What the U.S. Got Wrong in Their COVID-19 Response: A Note from Germany

Written by Christina Park, Senior, Wellesley College. Economics on 01/15/2021

Streets are mostly deserted in Kaiserslautern, Germany. While some of my favorite restaurants are still open for takeout, bars, concert venues, gyms, hotels, and theaters are closed. As of November 2020, Germany has had two COVID-19 nationwide lockdowns that have deeply changed city life. Germany’s response to the pandemic has been efficient and resourceful. The government has managed to protect the health of most of its citizens ensuring economic stability and well-being, a feat the U.S. government can only imagine accomplishing. When the second lockdown was announced in Germany, Merkel showed a strong focus on small enterprises by ensuring that businesses with up to 50 employees and the self-employed would receive 75% of their previous years November income in support from the government. In addition, the German government created cheap loan programs for self-employed workers and micro-enterprises, which have totaled up to €300,000 ($360,000) through the KFW State Bank. Eligible companies have received over $11.8 billion in assistance by November while larger companies have been expected to rely on the European Union’s infrastructure for assistance.

While the U.S. Congress continues to argue about whether single individual payments of a few hundred dollars is too much money, the German government has extended the Kurzarbeit short-time work program until the end of 2021. From this program, German workers have the option to receive income assistance with a coverage of 60% or 67% of their salary depending on whether they have children. This program has proven to be very effective as it contributed to Germany’s fall in unemployment rate from 7.9% to 7%, amidst this pandemic.

The level of support provided by the German government has allowed Germans to comply with stay-at-home orders and secure wellness and financial stability. By contrast, the U.S. has failed at managing both the health and economic aspects of the pandemic while more and more Americans continue to be at risk of getting sick. In fact, while Germans had been quarantining over the summer, paving the path to return to work, the United States is undergoing a painful third peak in COVID-19 cases after its government’s failure to control the pandemic during the first and second peaks.

A narrative thanking essential workers for their efforts has emerged in the U.S., but this narrative is not accompanied by appropriate and thoughtful compensation. Many essential workers, who were already struggling with stagnant wages prior to the pandemic, were only offered the possibility of receiving hazard pay via their employers. Unfortunately, this promise did not materialize for many, and essential workers continue to have high risks of infection and transmission ten months after the first stay-at-home orders were issued.

Another policy comparable to Germany’s attempts to subsidize workers for the month of November is the U.S. Paycheck Protection Program (PPP), which sought to protect small businesses via low-interest loans and keep workers on payroll. The major differences between the U.S approach and the German approach is that while both aim to save jobs, the German program has an additional benefit of cutting working hours for its workers without compromising pay. A closer look shows the results of both programs have had dramatically different effects.

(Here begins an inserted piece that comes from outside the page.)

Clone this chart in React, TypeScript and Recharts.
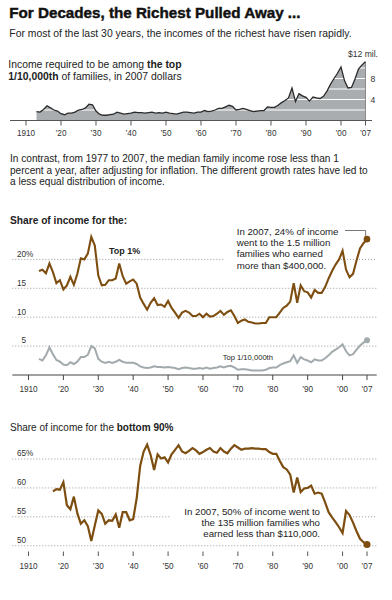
import React from 'react';
import { ComposedChart, Area, Line, XAxis, YAxis, ReferenceLine, ReferenceDot } from 'recharts';

const FONT = '"Liberation Sans", Arial, Helvetica, sans-serif';
const BROWN = '#7d4e10';
const GRAY_LINE = '#a3aaad';
const AREA_FILL = '#a9adb0';
const TEXT = '#222';
const GRID = '#9a9a9a';

const TICK_YEARS = [1910, 1920, 1930, 1940, 1950, 1960, 1970, 1980, 1990, 2000, 2007];
const tickLabel = (y: number) => (y === 1910 ? '1910' : '\u2019' + String(y).slice(2));

// Income threshold for the top 1/10,000th, millions of 2007 dollars
const THRESHOLD_START = 1913;
const thresholdMillions = [
  1.7, 1.6, 2.1, 2.8, 2.4, 2.0, 1.8,
  1.3, 1.1, 1.4, 1.4, 1.6, 2.0, 2.1, 2.4, 3.1, 3.0,
  1.8, 1.2, 1.0, 1.0, 1.1, 1.2, 1.6, 1.4, 1.2, 1.3,
  1.4, 1.6, 1.5, 1.5, 1.4, 1.5, 1.6, 1.4, 1.5, 1.4,
  1.6, 1.4, 1.3, 1.2, 1.4, 1.6, 1.6, 1.5, 1.4, 1.6,
  1.6, 1.9, 1.7, 1.8, 2.0, 2.3, 2.3, 2.6, 2.9, 2.7,
  2.0, 2.1, 2.3, 2.1, 1.9, 1.7, 1.8, 1.9, 1.9, 2.6,
  2.5, 2.5, 2.9, 3.4, 3.8, 4.3, 6.2, 3.6, 5.1, 4.7,
  4.4, 3.7, 4.5, 4.3, 4.2, 4.6, 5.6, 6.9, 8.0, 9.0,
  10.2, 7.6, 6.2, 6.3, 7.9, 9.8, 10.6, 11.2,
];

// Share of income, percent
const SHARE_START = 1913;
const top1Share = [
  18.0, 18.2, 17.6, 19.3, 17.8, 15.9, 16.4,
  14.8, 15.5, 17.0, 15.6, 17.5, 20.2, 20.0, 21.0, 23.9, 22.4,
  17.2, 15.5, 15.6, 16.4, 16.4, 16.7, 19.3, 17.1, 15.8, 16.2,
  16.5, 15.8, 13.4, 12.3, 11.3, 12.5, 13.3, 12.1, 12.2, 11.8,
  12.8, 11.6, 10.8, 9.9, 10.8, 11.1, 10.8, 10.2, 10.2, 10.6,
  10.0, 10.6, 10.1, 10.2, 10.6, 11.1, 10.4, 10.9, 11.2, 10.2,
  9.0, 9.4, 9.6, 9.2, 9.1, 8.9, 8.9, 9.0, 9.0, 10.0,
  10.0, 10.0, 10.8, 11.6, 12.0, 12.7, 15.9, 12.5, 15.5, 14.5,
  14.3, 13.4, 14.7, 14.2, 14.2, 15.2, 16.7, 18.0, 19.1, 20.0,
  21.5, 18.2, 16.9, 17.5, 19.8, 21.9, 22.8, 23.5,
];
const top001Share = [
  2.8, 2.5, 3.4, 4.8, 3.6, 2.6, 2.3,
  1.8, 1.7, 2.2, 1.9, 2.3, 3.1, 3.1, 3.5, 5.0, 4.6,
  2.8, 2.3, 2.1, 2.3, 2.1, 2.3, 2.6, 2.3, 2.1, 2.1,
  2.1, 1.9, 1.5, 1.3, 1.2, 1.3, 1.5, 1.4, 1.4, 1.3,
  1.4, 1.3, 1.2, 1.0, 1.2, 1.3, 1.2, 1.1, 1.1, 1.2,
  1.1, 1.3, 1.1, 1.2, 1.3, 1.5, 1.3, 1.5, 1.6, 1.3,
  0.9, 1.0, 1.0, 0.9, 0.8, 0.8, 0.8, 0.8, 0.9, 1.2,
  1.3, 1.3, 1.7, 2.0, 2.2, 2.4, 3.4, 2.1, 3.1, 2.7,
  2.5, 2.2, 2.7, 2.5, 2.5, 2.9, 3.4, 4.0, 4.4, 4.8,
  5.3, 4.1, 3.4, 3.6, 4.4, 5.1, 5.6, 6.0,
];

const BOTTOM_START = 1917;
const bottom90Share = [
  59.4, 59.8, 59.7,
  61.0, 57.0, 56.3, 58.5, 55.6, 53.8, 54.4, 53.4, 50.8, 53.5,
  56.1, 55.5, 53.8, 54.4, 54.3, 55.4, 53.1, 55.8, 55.8, 54.4,
  54.6, 58.2, 63.8, 66.3, 67.5, 65.7, 63.1, 65.8, 65.1, 65.3,
  64.4, 65.8, 66.6, 67.4, 66.3, 66.0, 66.4, 66.9, 66.5, 65.9,
  66.2, 66.6, 66.9, 66.3, 66.1, 66.9, 66.3, 66.0, 66.8, 67.4,
  67.0, 66.6, 66.8, 66.8, 66.9, 66.8, 66.8, 66.7, 66.7, 66.2,
  65.9, 65.9, 64.7, 63.6, 63.2, 62.3, 59.2, 61.8, 59.3, 59.9,
  60.0, 60.4, 59.0, 59.2, 59.0, 57.5, 55.8, 54.9, 54.1, 53.2,
  52.2, 56.0, 55.3, 54.0, 52.5, 51.2, 50.6, 50.2,
];

const SHARE_GRID = [5, 10, 15];
const BOTTOM_GRID = [50, 60, 65];
const AREA_GRID = [2, 4, 6, 8, 10];

const thresholdRows = thresholdMillions.map((v, i) => ({ year: THRESHOLD_START + i, v }));
const shareRows = top1Share.map((v, i) => ({ year: SHARE_START + i, top1: v, top001: top001Share[i] }));
const bottomRows = bottom90Share.map((v, i) => ({ year: BOTTOM_START + i, v }));

const last = (a: number[]) => a[a.length - 1];

const DOM1: [number, number] = [1905.43, 2008.86];
const DOM2: [number, number] = [1905.36, 2009.78];

const tickStyle = { fill: '#333', fontSize: 8.2, fontFamily: FONT };

const gridLabel = (num: string, pct: boolean) => (props: any) => {
  const vb = props.viewBox || {};
  const x = (vb.x ?? 0) + 13.7;
  const y = (vb.y ?? 0) - 2.7;
  return (
    <g>
      <text x={x} y={y} textAnchor="end" fontSize={8.2} fill="#333" fontFamily={FONT}>{num}</text>
      {pct && <text x={x} y={y} fontSize={8.2} fill="#333" fontFamily={FONT}>%</text>}
    </g>
  );
};

const rightLabel = (txt: string, big: boolean) => (props: any) => {
  const vb = props.viewBox || {};
  const right = (vb.x ?? 0) + (vb.width ?? 0);
  if (big) {
    return <text x={right + 6} y={(vb.y ?? 0) - 0.5} textAnchor="end" fontSize={8.6} fill="#333" fontFamily={FONT}>{txt}</text>;
  }
  return <text x={right - 1.5} y={(vb.y ?? 0) + 3} fontSize={8.6} fill="#333" fontFamily={FONT}>{txt}</text>;
};

const abs: React.CSSProperties = { position: 'absolute', left: 0, top: 0 };

export default function App() {
  return (
    <div style={{ position: 'absolute', left: 0, top: 0, width: 392, height: 600, background: '#fff', fontFamily: FONT }}>
      {/* Chart 1: threshold area */}
      <div style={abs}>
        <ComposedChart width={392} height={600} data={thresholdRows} margin={{ top: 57.5, right: 20, bottom: 459.5, left: 10 }}>
          <XAxis type="number" dataKey="year" domain={DOM1} ticks={TICK_YEARS} interval={0} tickFormatter={tickLabel}
            height={20} tickSize={5} tickMargin={4.5} stroke="#555" tick={tickStyle} />
          <YAxis hide domain={[0, 12]} />
          <Area dataKey="v" type="linear" fill={AREA_FILL} fillOpacity={1} stroke="none" isAnimationActive={false} />
          {AREA_GRID.map((g) => (
            <ReferenceLine key={g} y={g} stroke="#ffffff" strokeWidth={1}
              label={g === 4 || g === 8 ? rightLabel(String(g), false) : undefined} />
          ))}
          <ReferenceLine y={12} stroke="none" label={rightLabel('$12 mil.', true)} />
          <ReferenceLine segment={[{ x: 2007, y: 0 }, { x: 2007, y: last(thresholdMillions) }]} stroke="#777" strokeWidth={0.8} ifOverflow="visible" />
          <Line dataKey="v" type="linear" stroke="#2a2a2a" strokeWidth={1.3} dot={false} isAnimationActive={false} />
        </ComposedChart>
      </div>

      {/* Chart 2: top shares */}
      <div style={abs}>
        <ComposedChart width={392} height={600} data={shareRows} margin={{ top: 230.5, right: 15.3, bottom: 205, left: 12.3 }}>
          <XAxis type="number" dataKey="year" domain={DOM2} ticks={TICK_YEARS} interval={0} tickFormatter={tickLabel}
            height={20} tickSize={5} tickMargin={5.8} stroke="#444" axisLine={{ stroke: '#444', strokeWidth: 1.2 }} tick={tickStyle} />
          <YAxis hide domain={[0, 25]} />
          {SHARE_GRID.map((g) => (
            <ReferenceLine key={g} y={g} stroke={GRID} strokeDasharray="1 2" label={gridLabel(String(g), false)} />
          ))}
          <ReferenceLine segment={[{ x: DOM2[0], y: 20 }, { x: 1966.3, y: 20 }]} stroke={GRID} strokeDasharray="1 2" ifOverflow="visible" label={gridLabel('20', true)} />
          <ReferenceLine segment={[{ x: 1998.7, y: 20 }, { x: DOM2[1], y: 20 }]} stroke={GRID} strokeDasharray="1 2" ifOverflow="visible" />
          <ReferenceLine segment={[{ x: 2000.7, y: 25 }, { x: 2006.6, y: 25 }]} stroke="#555" strokeWidth={0.8} ifOverflow="visible" />
          <ReferenceLine segment={[{ x: 2006.6, y: 25 }, { x: 2006.6, y: 24.0 }]} stroke="#555" strokeWidth={0.8} ifOverflow="visible" />
          <Line dataKey="top001" type="linear" stroke={GRAY_LINE} strokeWidth={2} dot={false} isAnimationActive={false} />
          <Line dataKey="top1" type="linear" stroke={BROWN} strokeWidth={2.1} dot={false} isAnimationActive={false} />
          <ReferenceDot x={2007} y={last(top001Share)} r={3} fill={GRAY_LINE} stroke="none" ifOverflow="visible" />
          <ReferenceDot x={2007} y={last(top1Share)} r={3.3} fill={BROWN} stroke="none" ifOverflow="visible" />
        </ComposedChart>
      </div>

      {/* Chart 3: bottom 90% */}
      <div style={abs}>
        <ComposedChart width={392} height={600} data={bottomRows} margin={{ top: 441.7, right: 15.3, bottom: 28.5, left: 12.3 }}>
          <XAxis type="number" dataKey="year" domain={DOM2} ticks={TICK_YEARS} interval={0} tickFormatter={tickLabel}
            height={20} tickSize={4.5} tickMargin={6.8} axisLine={false} tickLine={{ stroke: '#555' }} tick={tickStyle} />
          <YAxis hide domain={[49, 68]} />
          {BOTTOM_GRID.map((g) => (
            <ReferenceLine key={g} y={g} stroke={GRID} strokeDasharray="1 2" label={gridLabel(String(g), g === 65)} />
          ))}
          <ReferenceLine segment={[{ x: DOM2[0], y: 55 }, { x: 1950.5, y: 55 }]} stroke={GRID} strokeDasharray="1 2" ifOverflow="visible" label={gridLabel('55', false)} />
          <ReferenceLine segment={[{ x: 2001.3, y: 55 }, { x: DOM2[1], y: 55 }]} stroke={GRID} strokeDasharray="1 2" ifOverflow="visible" />
          <Line dataKey="v" type="linear" stroke={BROWN} strokeWidth={2.2} dot={false} isAnimationActive={false} />
          <ReferenceDot x={2007} y={last(bottom90Share)} r={3.5} fill={BROWN} stroke="none" ifOverflow="visible" />
        </ComposedChart>
      </div>

      {/* Text overlay */}
      <svg width={392} height={600} style={{ ...abs, pointerEvents: 'none' }} fontFamily={FONT}>
        <text x={9.3} y={18.3} fontSize={15.2} fontWeight={700} fill="#111" stroke="#111" strokeWidth={0.45}>For Decades, the Richest Pulled Away ...</text>
        <text x={9.3} y={37.3} fontSize={10.4} fill={TEXT}>For most of the last 30 years, the incomes of the richest have risen rapidly.</text>

        <text x={8.3} y={67.7} fontSize={10.4} fill={TEXT}>Income required to be among <tspan fontWeight={700}>the top</tspan></text>
        <text x={8.3} y={80.2} fontSize={10.4} fill={TEXT}><tspan fontWeight={700}>1/10,000th</tspan> of families, in 2007 dollars</text>

        <text x={10} y={161.9} fontSize={10.1} fill={TEXT}>In contrast, from 1977 to 2007, the median family income rose less than 1</text>
        <text x={10} y={173.6} fontSize={10.1} fill={TEXT}>percent a year, after adjusting for inflation. The different growth rates have led to</text>
        <text x={10} y={185.3} fontSize={10.1} fill={TEXT}>a less equal distribution of income.</text>

        <text x={10} y={223.7} fontSize={10.2} fontWeight={700} fill={TEXT}>Share of income for the:</text>
        <text x={236.7} y={235.2} fontSize={9.7} fill={TEXT}>In 2007, 24% of income</text>
        <text x={236.7} y={246.3} fontSize={9.7} fill={TEXT}>went to the 1.5 million</text>
        <text x={236.7} y={257.4} fontSize={9.7} fill={TEXT}>families who earned</text>
        <text x={236.7} y={268.5} fontSize={9.7} fill={TEXT}>more than $400,000.</text>
        <text x={109} y={254.3} fontSize={9} fontWeight={700} fill={TEXT}>Top 1%</text>
        <text x={222.7} y={360} fontSize={7.6} fill={TEXT}>Top 1/10,000th</text>

        <text x={10} y={430.9} fontSize={10} fill={TEXT}>Share of income for the <tspan fontWeight={700}>bottom 90%</tspan></text>
        <text x={320} y={514.5} fontSize={9.7} fill={TEXT} textAnchor="end">In 2007, 50% of income went to</text>
        <text x={320} y={525.7} fontSize={9.7} fill={TEXT} textAnchor="end">the 135 million families who</text>
        <text x={320} y={536.9} fontSize={9.7} fill={TEXT} textAnchor="end">earned less than $110,000.</text>
      </svg>
    </div>
  );
}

While unemployment in the United States is now almost 15% , the IMF expects German unemployment for 2020 to stabilize at around 4%. The rise in the U.S. unemployment rate may be explained by data that shows how the hours worked and changes in payroll were very similar for smaller and larger firms. The analysis implies that the PPP had little effect on small business employment, and that the U.S. did not really focus on average workers. Businesses that secured PPP assistance in the US were in sectors that were less affected by the crisis and had already intended to keep most of their workers on payroll.

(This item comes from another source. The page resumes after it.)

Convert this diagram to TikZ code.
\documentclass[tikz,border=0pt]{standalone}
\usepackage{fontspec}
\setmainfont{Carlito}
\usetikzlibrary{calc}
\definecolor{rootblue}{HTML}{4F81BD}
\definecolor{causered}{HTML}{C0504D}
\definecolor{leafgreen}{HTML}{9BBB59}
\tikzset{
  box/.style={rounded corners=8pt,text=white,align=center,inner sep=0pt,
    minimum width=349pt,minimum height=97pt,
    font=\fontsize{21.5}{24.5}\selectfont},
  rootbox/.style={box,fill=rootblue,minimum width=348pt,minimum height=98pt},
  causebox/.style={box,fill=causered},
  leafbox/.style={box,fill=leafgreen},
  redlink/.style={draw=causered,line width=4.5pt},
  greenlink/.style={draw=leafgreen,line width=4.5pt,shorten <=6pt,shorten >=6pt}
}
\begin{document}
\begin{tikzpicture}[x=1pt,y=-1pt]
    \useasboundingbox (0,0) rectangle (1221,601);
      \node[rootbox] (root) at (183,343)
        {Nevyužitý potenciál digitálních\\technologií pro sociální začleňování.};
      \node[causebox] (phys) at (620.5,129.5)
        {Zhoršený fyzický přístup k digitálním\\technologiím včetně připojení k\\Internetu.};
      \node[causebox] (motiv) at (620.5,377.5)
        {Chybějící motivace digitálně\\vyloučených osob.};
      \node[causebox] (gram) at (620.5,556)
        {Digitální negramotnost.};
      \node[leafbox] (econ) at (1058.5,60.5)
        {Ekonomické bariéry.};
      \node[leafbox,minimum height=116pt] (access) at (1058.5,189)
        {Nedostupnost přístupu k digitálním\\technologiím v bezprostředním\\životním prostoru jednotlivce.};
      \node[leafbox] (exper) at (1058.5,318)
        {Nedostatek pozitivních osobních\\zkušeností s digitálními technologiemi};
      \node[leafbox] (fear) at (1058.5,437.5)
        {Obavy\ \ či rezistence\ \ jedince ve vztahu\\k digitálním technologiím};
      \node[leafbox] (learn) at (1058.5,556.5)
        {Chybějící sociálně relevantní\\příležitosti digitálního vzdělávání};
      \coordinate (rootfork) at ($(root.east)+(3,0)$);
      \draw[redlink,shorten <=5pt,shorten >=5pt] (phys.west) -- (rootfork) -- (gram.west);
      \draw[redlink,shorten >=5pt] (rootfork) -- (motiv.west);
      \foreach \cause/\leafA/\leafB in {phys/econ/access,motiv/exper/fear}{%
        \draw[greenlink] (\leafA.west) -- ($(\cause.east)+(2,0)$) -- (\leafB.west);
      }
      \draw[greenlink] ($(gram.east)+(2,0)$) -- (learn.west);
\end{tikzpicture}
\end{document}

The fault in the U.S. PPP is that it is not doing enough to allow for it to reach the populations that needed the funds the most. Only 42.4% of total PPP loans went to service industries which were significantly affected by social distancing, even though the sector accounted for 66.8% of job losses. Seven out of the ten states with highest rates of unemployment insurance were also the states that received the smallest dollar amount of PPP loans.

The irony of this is that the U.S. is now spending more than Germany when controlling for differences in population. The U.S. programs, which have focused on unemployment checks and loans via the PPP are more costly and less effective than programs such as the Kurzarbeit short-time work program. The majority of the funding in Germany has been used to prevent people from losing their jobs in the first place. In the future, the U.S. Government will likely be better off prioritizing prevention of loss of income over resurrection, and designing policies that protect the wellbeing of those most likely to suffer from a public health emergency.